Lack of accountability is a very strong argument for not partaking in virtual communion. You never know who is watching. Sure, online caveats may be given, but without the physicality of the gathered body, there is a higher chance that any warnings would prove empty, a chance we don’t want to be playing around with. Accountability comes with physical presence: Christ does not primarily protect his church with warnings spoken over internet streams, but with his Holy-Spirit sealed and empowered people. In the same way, any invitation to come to Christ by faith loses some of its potency when it is not backed by the call of the gathered body. We are all ambassadors of Christ, and by partaking in the Lord’s Supper together as an expression of our union with Christ, we are in a real way saying to the unbeliever “be reconciled to God” (2 Cor 5:20).

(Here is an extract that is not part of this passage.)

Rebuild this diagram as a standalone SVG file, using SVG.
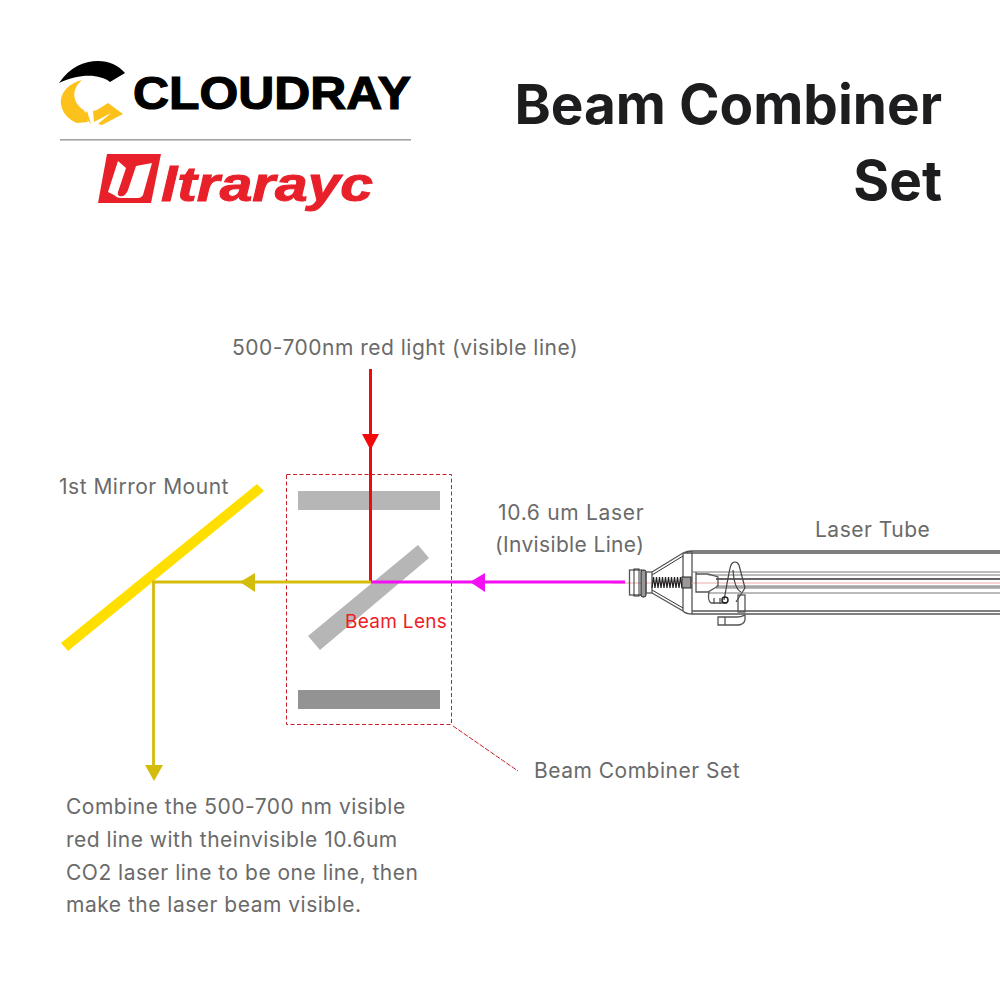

In short, the Lord’s Supper is a communal meal for the gathered church. No one is excluded. We take it when we “come together” to eat. It’s a physical meal of covenant that is displayed by a physically gathered body of believers who are covenanted together as a way to express their union with Christ. Only partaking when we are physically together signifies the importance of the meal being one of covenant renewal and helps us to guard against false assurance.

If you are making this tough decision for your church body, be careful not to condemn those who would disagree with your conclusion. We are not the arbiters of theological justice everywhere. And yet, every pastor, leader, and church member has a real responsibility to help guard and keep their church body, so a decision must be made. The sustaining grace of the Lord’s Table is a God-ordained means to do that guarding; let’s not minimize its potency unnecessarily.

When we do get together, by God’s providential grace, that meal will be exponentially sweeter.

Notes

  1. ^ [1]  J. Todd Billings, Remembrance, Communion, and Hope: Rediscovering the Gospel at the Lord’s Table (Grand Rapids: Eerdmans, 2018), 114.